The Writing Center

Focused Research Paper

HELPING YOUR STUDENTS GET A FOCUSED RESEARCH PAPER

There are several ways to help your students focus their research paper. On the reverse side of this newsletter, there is a handout you might want to give your students or adapt for your subject area.

INDEX CARDS FOR QUESTIONS OR THESIS/FOCUS

A quick strategy for assessing the quality of your students' work is to pass out index cards in class and ask students to write either their research question or their paper thesis or focus on the card. You can collect these cards and in class make a quick mark on them to indicate whether you think that focus or question will support a research project of the length you want.

ASK STUDENTS IN CLASS FOR THEIR FOCUS

One way to increase students' ability to focus a research paper is to listen to other students in class. Often students working in isolation don't know they can ask the kinds of questions that others ask. Praising the best questions is a subtle way to enforce your standards.

GRADE FOR THE FOCUS SEPARATELY

On the first version, you could create a separate grade for the focus. If it is sharp, original and well defended throughout the paper, then it might receive, for instance, a 5 out of 5 points. If it is too general, requires no explanation or does not receive adequate support, the grade might be a 3 out of 5. Grading the focus separately indicates how important a focus is.
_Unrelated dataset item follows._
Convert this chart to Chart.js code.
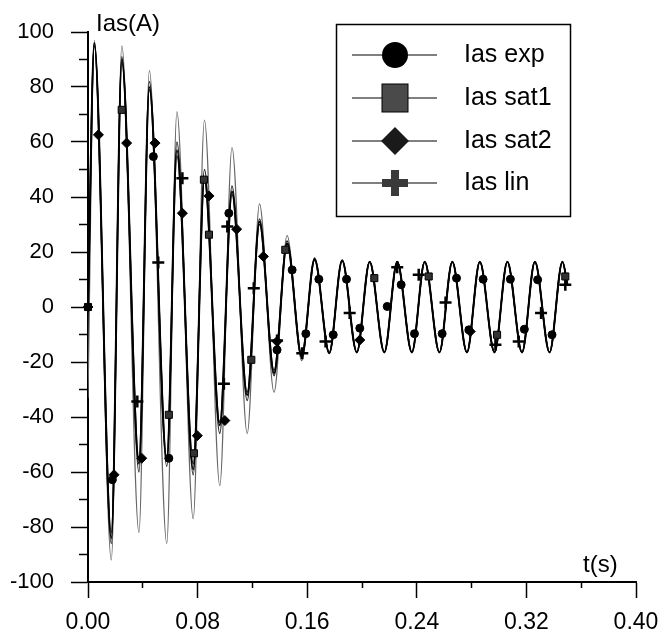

GIVE THEM WRITING EXERCISES

One way to get to a great focus is through asking students to cultivate dissonance—or the lack of harmony. Ask them what puzzles them, makes them curious, makes them wonder about their research topic and sources. Out of that puzzlement, they should form a question that their research and reflection should answer. If you give them a separate assignment asking them to engage in this kind of wonderment, questioning, and resolution, your chances of getting a great focus increase.

SHOW STUDENTS A MODEL OF A FOCUSED RESEARCH PAPER

Your “C” writers in class may never have seen a paper that is clearly focused. If you make available a research paper from another class, then they can adjust their understanding of what a research paper looks like.

The Writing Center
Cleveland State University, MC 321, 216-687-6981
Director, Prof. Mary McDonald, m.murray@csuohio.edu

FOCUSING YOUR RESEARCH PAPER

The key to your grade is often your focus or thesis—yet most students think it is only the huge pile of sources that matters in a research paper. In college, your professor wants to know your focus often before the list of sources you've consulted. This handout helps you pull together your ideas and your findings.

WHAT PUZZLES YOU ABOUT YOUR FINDINGS?

After you've gathered all your research, write up about a page where you ask yourself what puzzles you about all your findings. What did you expect to find, and what did you actually find? The best writers ask themselves the following question all the time: so what? Let yourself write the answer to that for as long as it takes before you figure it out.

Taking the time to think through what YOU think about your research findings is what strong writers do. Take the time and enjoy yourself writing up your paper.

BOIL IT DOWN TO ONE SENTENCE

When you are working through learning something new, you might find your language isn't pretty—that's normal. Take some time to make it sound elegant. Then you'll have a wonderful focus.

YOUR WHOLE PAPER SHOULD SUPPORT THAT FOCUS

After you have a focus, design an organizational plan that centers on developing that focus. It's not the research that counts—it's how you develop YOUR focus with that research that the professor wants.

READ ARTICLES AND RESEARCH PAPERS THAT ARE WELL WRITTEN

Ask your professor for sample research papers from other classes so you can see what a good one looks like. Ask him or her to suggest reading materials in your field—magazines and journals—that are well written so you have models of focused writing.